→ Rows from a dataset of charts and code
···

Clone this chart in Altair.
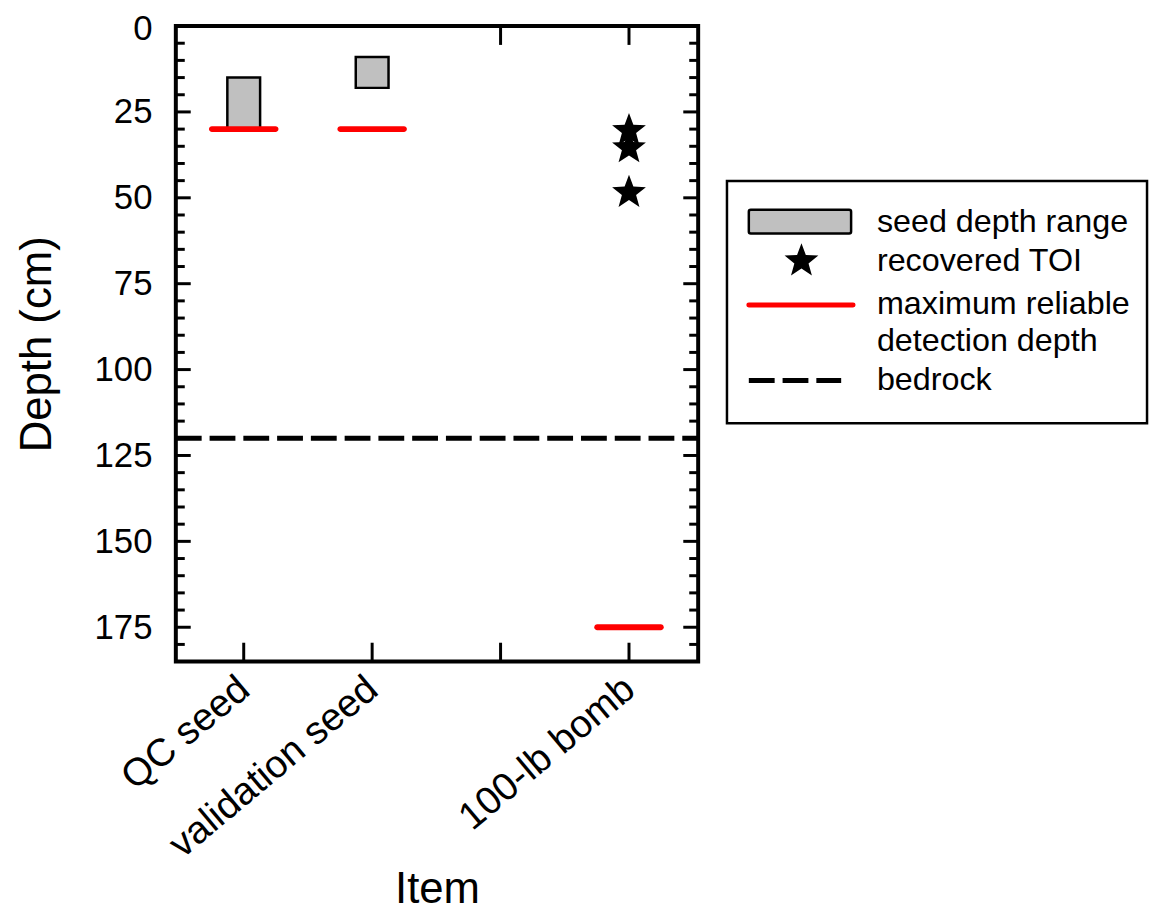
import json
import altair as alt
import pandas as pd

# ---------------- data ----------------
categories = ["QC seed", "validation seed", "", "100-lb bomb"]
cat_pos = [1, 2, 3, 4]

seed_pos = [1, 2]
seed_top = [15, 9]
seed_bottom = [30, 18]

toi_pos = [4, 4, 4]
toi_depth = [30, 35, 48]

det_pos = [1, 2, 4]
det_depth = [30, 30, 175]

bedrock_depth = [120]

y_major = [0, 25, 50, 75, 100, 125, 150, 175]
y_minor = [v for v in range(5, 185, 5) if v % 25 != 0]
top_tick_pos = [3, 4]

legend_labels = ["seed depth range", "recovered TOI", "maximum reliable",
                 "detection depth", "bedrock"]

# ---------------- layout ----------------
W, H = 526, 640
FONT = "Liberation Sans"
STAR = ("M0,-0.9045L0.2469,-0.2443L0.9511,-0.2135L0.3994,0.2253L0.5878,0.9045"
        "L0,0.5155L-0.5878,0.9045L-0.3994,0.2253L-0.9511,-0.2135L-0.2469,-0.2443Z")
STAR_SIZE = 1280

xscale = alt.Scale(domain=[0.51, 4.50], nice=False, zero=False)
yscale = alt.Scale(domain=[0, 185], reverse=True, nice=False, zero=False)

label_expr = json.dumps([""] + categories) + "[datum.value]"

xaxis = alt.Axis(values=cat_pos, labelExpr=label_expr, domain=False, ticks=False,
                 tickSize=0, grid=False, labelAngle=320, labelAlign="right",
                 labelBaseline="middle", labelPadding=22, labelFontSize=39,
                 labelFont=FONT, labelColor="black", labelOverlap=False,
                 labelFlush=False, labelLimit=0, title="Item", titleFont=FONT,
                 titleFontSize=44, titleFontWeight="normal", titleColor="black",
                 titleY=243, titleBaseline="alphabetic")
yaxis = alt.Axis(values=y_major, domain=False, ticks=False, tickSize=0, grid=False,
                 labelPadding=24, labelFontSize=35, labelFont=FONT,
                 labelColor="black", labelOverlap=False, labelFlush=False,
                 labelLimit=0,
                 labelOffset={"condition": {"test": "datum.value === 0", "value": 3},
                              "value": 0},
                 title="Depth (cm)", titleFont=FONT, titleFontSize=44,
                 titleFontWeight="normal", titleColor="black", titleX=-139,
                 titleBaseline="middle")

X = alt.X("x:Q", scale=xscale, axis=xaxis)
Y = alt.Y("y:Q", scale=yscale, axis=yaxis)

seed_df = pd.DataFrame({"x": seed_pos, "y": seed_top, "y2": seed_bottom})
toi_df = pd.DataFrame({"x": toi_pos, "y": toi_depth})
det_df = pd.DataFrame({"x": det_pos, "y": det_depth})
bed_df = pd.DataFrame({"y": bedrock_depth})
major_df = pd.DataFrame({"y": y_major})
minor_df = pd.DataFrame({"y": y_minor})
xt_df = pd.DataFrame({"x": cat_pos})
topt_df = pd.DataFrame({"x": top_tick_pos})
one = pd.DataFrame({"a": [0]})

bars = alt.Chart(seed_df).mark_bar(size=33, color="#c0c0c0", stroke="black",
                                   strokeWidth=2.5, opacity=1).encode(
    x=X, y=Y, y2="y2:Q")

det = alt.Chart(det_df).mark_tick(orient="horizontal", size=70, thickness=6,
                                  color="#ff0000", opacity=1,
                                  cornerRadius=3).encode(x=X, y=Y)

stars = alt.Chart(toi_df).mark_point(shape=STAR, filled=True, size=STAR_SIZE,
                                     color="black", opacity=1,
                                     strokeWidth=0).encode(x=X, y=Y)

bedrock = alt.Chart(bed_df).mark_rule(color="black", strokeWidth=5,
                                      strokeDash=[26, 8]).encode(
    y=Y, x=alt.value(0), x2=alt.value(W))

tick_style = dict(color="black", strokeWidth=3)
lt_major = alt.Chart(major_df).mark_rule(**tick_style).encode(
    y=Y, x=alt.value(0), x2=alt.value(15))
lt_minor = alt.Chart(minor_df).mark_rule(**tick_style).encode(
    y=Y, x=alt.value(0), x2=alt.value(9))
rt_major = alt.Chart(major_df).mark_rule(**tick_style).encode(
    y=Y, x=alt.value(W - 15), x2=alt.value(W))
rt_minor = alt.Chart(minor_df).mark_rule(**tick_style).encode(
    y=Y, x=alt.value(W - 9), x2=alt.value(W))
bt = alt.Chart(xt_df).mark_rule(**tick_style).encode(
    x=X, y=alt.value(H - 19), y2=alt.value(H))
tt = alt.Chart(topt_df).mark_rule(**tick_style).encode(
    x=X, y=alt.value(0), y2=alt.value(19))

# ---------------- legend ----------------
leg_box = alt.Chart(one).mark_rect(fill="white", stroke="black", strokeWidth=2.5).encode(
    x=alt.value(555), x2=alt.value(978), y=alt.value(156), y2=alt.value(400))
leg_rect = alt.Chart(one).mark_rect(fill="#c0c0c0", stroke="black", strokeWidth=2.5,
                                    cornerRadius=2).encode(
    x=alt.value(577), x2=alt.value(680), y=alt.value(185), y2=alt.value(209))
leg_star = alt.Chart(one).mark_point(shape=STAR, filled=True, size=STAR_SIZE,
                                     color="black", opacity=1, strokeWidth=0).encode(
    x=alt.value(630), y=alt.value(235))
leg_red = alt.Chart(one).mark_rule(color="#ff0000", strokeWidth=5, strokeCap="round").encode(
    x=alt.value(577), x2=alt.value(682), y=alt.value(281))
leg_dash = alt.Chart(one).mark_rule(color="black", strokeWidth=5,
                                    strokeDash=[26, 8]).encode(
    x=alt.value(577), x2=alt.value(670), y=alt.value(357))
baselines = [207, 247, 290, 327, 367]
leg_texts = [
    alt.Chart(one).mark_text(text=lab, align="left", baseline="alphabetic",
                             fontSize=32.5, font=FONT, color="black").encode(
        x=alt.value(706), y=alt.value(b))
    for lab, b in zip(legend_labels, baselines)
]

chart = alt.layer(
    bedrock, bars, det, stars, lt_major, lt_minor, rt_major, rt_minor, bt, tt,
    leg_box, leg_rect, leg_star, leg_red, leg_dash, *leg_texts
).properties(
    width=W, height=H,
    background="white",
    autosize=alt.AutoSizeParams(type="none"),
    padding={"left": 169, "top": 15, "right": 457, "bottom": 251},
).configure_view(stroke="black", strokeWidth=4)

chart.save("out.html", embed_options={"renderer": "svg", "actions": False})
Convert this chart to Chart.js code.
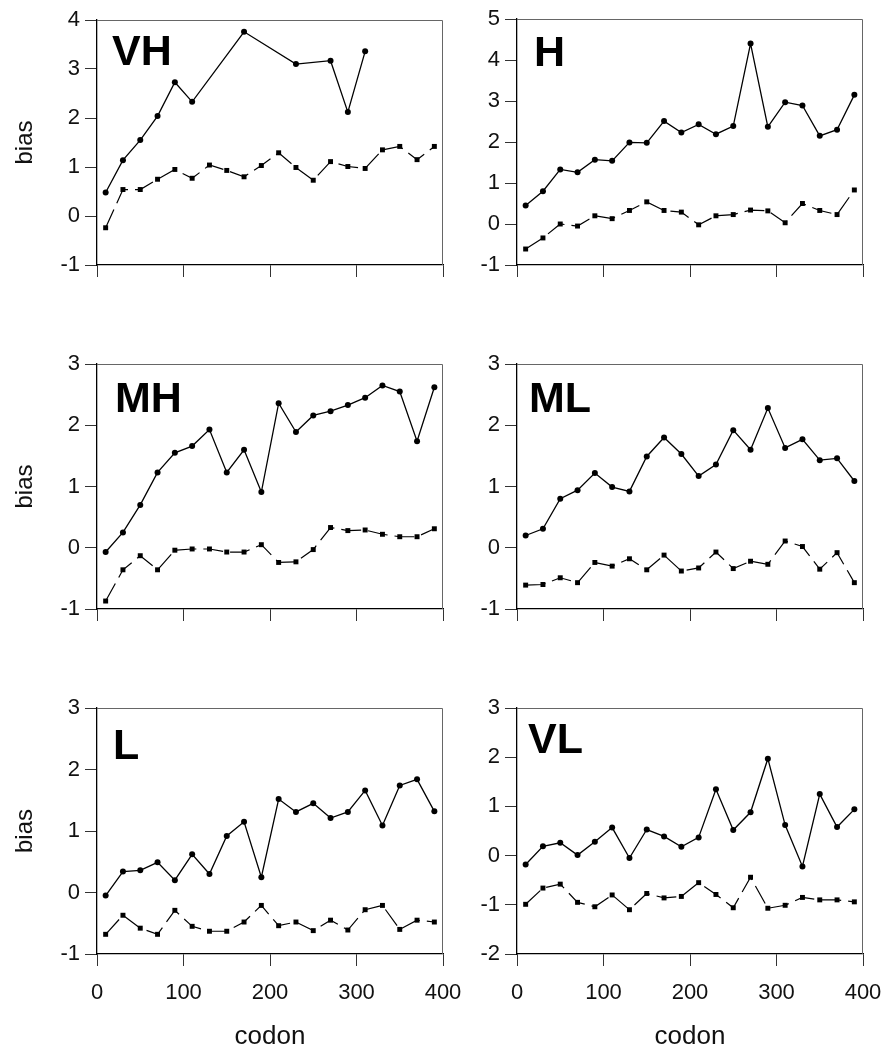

···

→ WHAT TO DO
Transcribe the records above exactly, omitting every picture they contain.

→ RESULT FOR THIS EXERCISE
Clone this chart in Altair.
import json
import altair as alt
import pandas as pd

# ---------------- data ----------------
categories = ["QC seed", "validation seed", "", "100-lb bomb"]
cat_pos = [1, 2, 3, 4]

seed_pos = [1, 2]
seed_top = [15, 9]
seed_bottom = [30, 18]

toi_pos = [4, 4, 4]
toi_depth = [30, 35, 48]

det_pos = [1, 2, 4]
det_depth = [30, 30, 175]

bedrock_depth = [120]

y_major = [0, 25, 50, 75, 100, 125, 150, 175]
y_minor = [v for v in range(5, 185, 5) if v % 25 != 0]
top_tick_pos = [3, 4]

legend_labels = ["seed depth range", "recovered TOI", "maximum reliable",
                 "detection depth", "bedrock"]

# ---------------- layout ----------------
W, H = 526, 640
FONT = "Liberation Sans"
STAR = ("M0,-0.9045L0.2469,-0.2443L0.9511,-0.2135L0.3994,0.2253L0.5878,0.9045"
        "L0,0.5155L-0.5878,0.9045L-0.3994,0.2253L-0.9511,-0.2135L-0.2469,-0.2443Z")
STAR_SIZE = 1280

xscale = alt.Scale(domain=[0.51, 4.50], nice=False, zero=False)
yscale = alt.Scale(domain=[0, 185], reverse=True, nice=False, zero=False)

label_expr = json.dumps([""] + categories) + "[datum.value]"

xaxis = alt.Axis(values=cat_pos, labelExpr=label_expr, domain=False, ticks=False,
                 tickSize=0, grid=False, labelAngle=320, labelAlign="right",
                 labelBaseline="middle", labelPadding=22, labelFontSize=39,
                 labelFont=FONT, labelColor="black", labelOverlap=False,
                 labelFlush=False, labelLimit=0, title="Item", titleFont=FONT,
                 titleFontSize=44, titleFontWeight="normal", titleColor="black",
                 titleY=243, titleBaseline="alphabetic")
yaxis = alt.Axis(values=y_major, domain=False, ticks=False, tickSize=0, grid=False,
                 labelPadding=24, labelFontSize=35, labelFont=FONT,
                 labelColor="black", labelOverlap=False, labelFlush=False,
                 labelLimit=0,
                 labelOffset={"condition": {"test": "datum.value === 0", "value": 3},
                              "value": 0},
                 title="Depth (cm)", titleFont=FONT, titleFontSize=44,
                 titleFontWeight="normal", titleColor="black", titleX=-139,
                 titleBaseline="middle")

X = alt.X("x:Q", scale=xscale, axis=xaxis)
Y = alt.Y("y:Q", scale=yscale, axis=yaxis)

seed_df = pd.DataFrame({"x": seed_pos, "y": seed_top, "y2": seed_bottom})
toi_df = pd.DataFrame({"x": toi_pos, "y": toi_depth})
det_df = pd.DataFrame({"x": det_pos, "y": det_depth})
bed_df = pd.DataFrame({"y": bedrock_depth})
major_df = pd.DataFrame({"y": y_major})
minor_df = pd.DataFrame({"y": y_minor})
xt_df = pd.DataFrame({"x": cat_pos})
topt_df = pd.DataFrame({"x": top_tick_pos})
one = pd.DataFrame({"a": [0]})

bars = alt.Chart(seed_df).mark_bar(size=33, color="#c0c0c0", stroke="black",
                                   strokeWidth=2.5, opacity=1).encode(
    x=X, y=Y, y2="y2:Q")

det = alt.Chart(det_df).mark_tick(orient="horizontal", size=70, thickness=6,
                                  color="#ff0000", opacity=1,
                                  cornerRadius=3).encode(x=X, y=Y)

stars = alt.Chart(toi_df).mark_point(shape=STAR, filled=True, size=STAR_SIZE,
                                     color="black", opacity=1,
                                     strokeWidth=0).encode(x=X, y=Y)

bedrock = alt.Chart(bed_df).mark_rule(color="black", strokeWidth=5,
                                      strokeDash=[26, 8]).encode(
    y=Y, x=alt.value(0), x2=alt.value(W))

tick_style = dict(color="black", strokeWidth=3)
lt_major = alt.Chart(major_df).mark_rule(**tick_style).encode(
    y=Y, x=alt.value(0), x2=alt.value(15))
lt_minor = alt.Chart(minor_df).mark_rule(**tick_style).encode(
    y=Y, x=alt.value(0), x2=alt.value(9))
rt_major = alt.Chart(major_df).mark_rule(**tick_style).encode(
    y=Y, x=alt.value(W - 15), x2=alt.value(W))
rt_minor = alt.Chart(minor_df).mark_rule(**tick_style).encode(
    y=Y, x=alt.value(W - 9), x2=alt.value(W))
bt = alt.Chart(xt_df).mark_rule(**tick_style).encode(
    x=X, y=alt.value(H - 19), y2=alt.value(H))
tt = alt.Chart(topt_df).mark_rule(**tick_style).encode(
    x=X, y=alt.value(0), y2=alt.value(19))

# ---------------- legend ----------------
leg_box = alt.Chart(one).mark_rect(fill="white", stroke="black", strokeWidth=2.5).encode(
    x=alt.value(555), x2=alt.value(978), y=alt.value(156), y2=alt.value(400))
leg_rect = alt.Chart(one).mark_rect(fill="#c0c0c0", stroke="black", strokeWidth=2.5,
                                    cornerRadius=2).encode(
    x=alt.value(577), x2=alt.value(680), y=alt.value(185), y2=alt.value(209))
leg_star = alt.Chart(one).mark_point(shape=STAR, filled=True, size=STAR_SIZE,
                                     color="black", opacity=1, strokeWidth=0).encode(
    x=alt.value(630), y=alt.value(235))
leg_red = alt.Chart(one).mark_rule(color="#ff0000", strokeWidth=5, strokeCap="round").encode(
    x=alt.value(577), x2=alt.value(682), y=alt.value(281))
leg_dash = alt.Chart(one).mark_rule(color="black", strokeWidth=5,
                                    strokeDash=[26, 8]).encode(
    x=alt.value(577), x2=alt.value(670), y=alt.value(357))
baselines = [207, 247, 290, 327, 367]
leg_texts = [
    alt.Chart(one).mark_text(text=lab, align="left", baseline="alphabetic",
                             fontSize=32.5, font=FONT, color="black").encode(
        x=alt.value(706), y=alt.value(b))
    for lab, b in zip(legend_labels, baselines)
]

chart = alt.layer(
    bedrock, bars, det, stars, lt_major, lt_minor, rt_major, rt_minor, bt, tt,
    leg_box, leg_rect, leg_star, leg_red, leg_dash, *leg_texts
).properties(
    width=W, height=H,
    background="white",
    autosize=alt.AutoSizeParams(type="none"),
    padding={"left": 169, "top": 15, "right": 457, "bottom": 251},
).configure_view(stroke="black", strokeWidth=4)

chart.save("out.html", embed_options={"renderer": "svg", "actions": False})
Convert this chart to Chart.js code.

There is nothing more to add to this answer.